- Born: 1946 (age 79–80) Prince of Wales Island, Northwest Territories, Canada
- Occupation: Anglican priest
- Known for: Translation of the Complete Bible in Inuktitut

= James Nashak =

Canadian Anglican priest and Bible translator (born 1946)

James Nashak (born 1946) is a Canadian Anglican priest and Bible translator. An Inuk priest in the Diocese of the Arctic, Nashak was part of the translation team for the first full translation of the Bible into Inuktitut.

Nashak was born on Prince of Wales Island and grew up near Resolute Bay. Orphaned at a young age, Nashak was educated at residential schools in Inuvik, Northwest Territories and Churchill, Manitoba. As a young man, he studied oil drilling in Edmonton, Alberta and returned to the Arctic Archipelago in 1969 to work in oilfield exploration with Panarctic Oils' Chateau Arctic project.

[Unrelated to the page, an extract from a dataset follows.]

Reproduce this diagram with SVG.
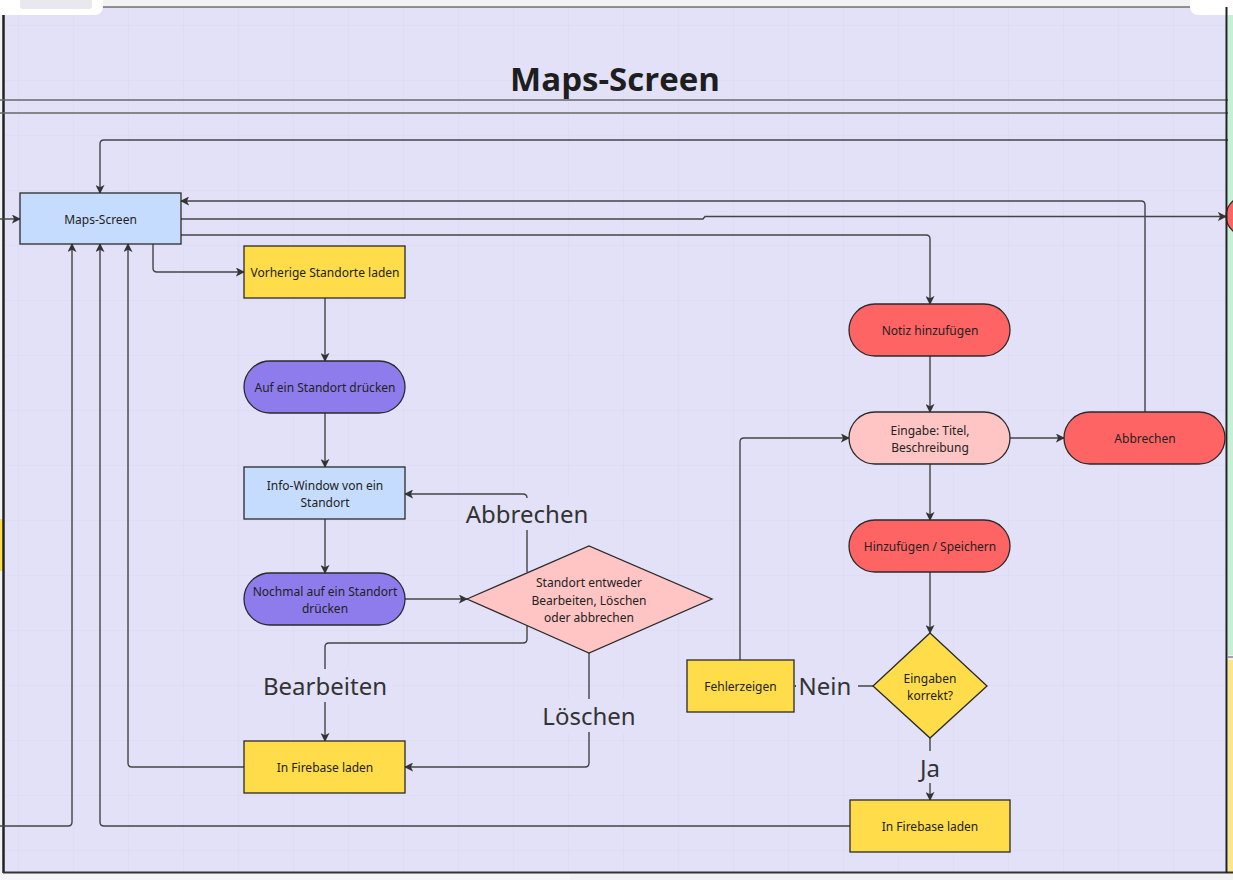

Nashak trained for ordained ministry in the 1970s at the Diocese of the Arctic's Arthur Turner Training School in Pangnirtung under Michael Gardener. Starting in 1978, Nashak joined a small translation team that produced the first complete Bible to be translated into Inuktitut. He and Ben Arreak, Andrew Atagotaaluk and Jonas Allooloo would gather once or twice a year for a month or two at a time to work together on the translation. The translation work was finished in 2002, and after editing and review, the Bible was published by the Canadian Bible Society in 2012 and unveiled at St. Jude's Cathedral in Iqaluit.

In 1999, Nashak presided over funeral services and community grieving in Kangiqsualujjuaq, Quebec, after an avalanche killed nine people celebrating New Year's Day. After serving as dean of North Baffin at Igloolik, Nunavut, in 2001, he relocated to Kuujjuaq, Quebec, where he worked as a social worker.